Posted On : 2013-10-20 19:30:03( TIMEZONE : IST )

Nestle India - A near-balancing act!! - Prabhudas Lilladher

We are initiating coverage on Nestle India (NEST) with an "Accumulate" rating and target price of Rs5,244. NEST has been facing growth pangs since the last two years due to slowdown and competition in Nutrition (non-Infant), Dairy and Chocolates from players like DANONE, Mondelez and Mars. NEST has redefined its strategy to focus on premium products which will enable 22% PAT CAGR over CY13-15. We estimate CY14 and CY15 EPS at Rs153 and Rs188, respectively, which is 11% premium to the consensus average. We therefore initiate coverage with an "Accumulate" rating, given that valuations are still at a significant premium to LTA.

- NEST has seen growth pangs since the last two years; gradual pick-up in growth likely: NEST has seen a sharp decline in growth due to impact of slowdown, higher competition (Dairy, Chocolates, Coffee and Instant Noodles) and lack of big innovations. The company has taken corrective steps like 1) exit from low margin products and channels 2) 62% increase in distribution in four years 3) new launches to fill in portfolio gaps and 4) increasing brand association with consumers through use of digital medium. Based on the above, we expect a gradual pick-up in volume growth from H2CY13.

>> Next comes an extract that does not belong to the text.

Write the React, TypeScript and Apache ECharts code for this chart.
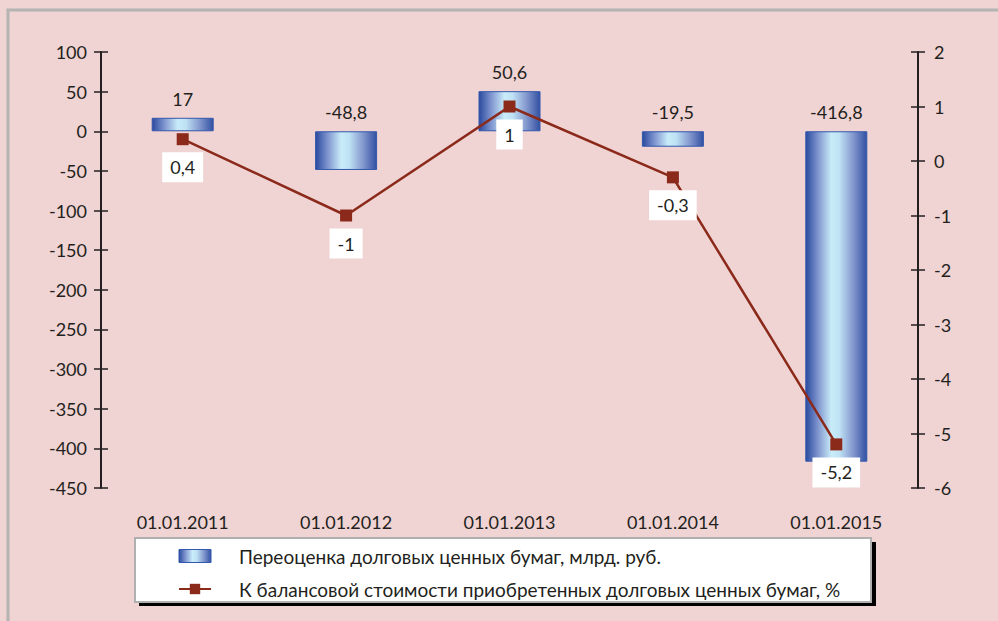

- Regaining lost ground in niche segments can entail high costs: NEST has renewed its focus on premium segment in categories like Nutrition (Nutren, Resource), Beverages (Nescafé Gold, Nescafé Cappuccino), Chocolates (Alpino, KitKat Dark, Nestle Dark) and Dairy (Milkmaid Creations). However, we believe that regaining ground lost to niche global brands (Ferrero Rocher, Snickers, Dairy Milk Silk, Bourneville, Ensure, Pediasure) will come at a significant cost even with the backing of brands and technology support of NESTLE SA.

- Sales pick-up and operating leverage to enable 22% PAT CAGR over CY13-15: NEST has seen 10% CAGR in input costs from past three years. However, input cost inflation has now abated to just around 2%. We estimate 22% PAT CAGR over CY13-15 based on 10.8% volume growth and 15.7% sales growth due to improved sweating of assets. However, valuations at 27.2xCY15 EPS of Rs188, limit scope for further re-rating in the absence of new growth engines.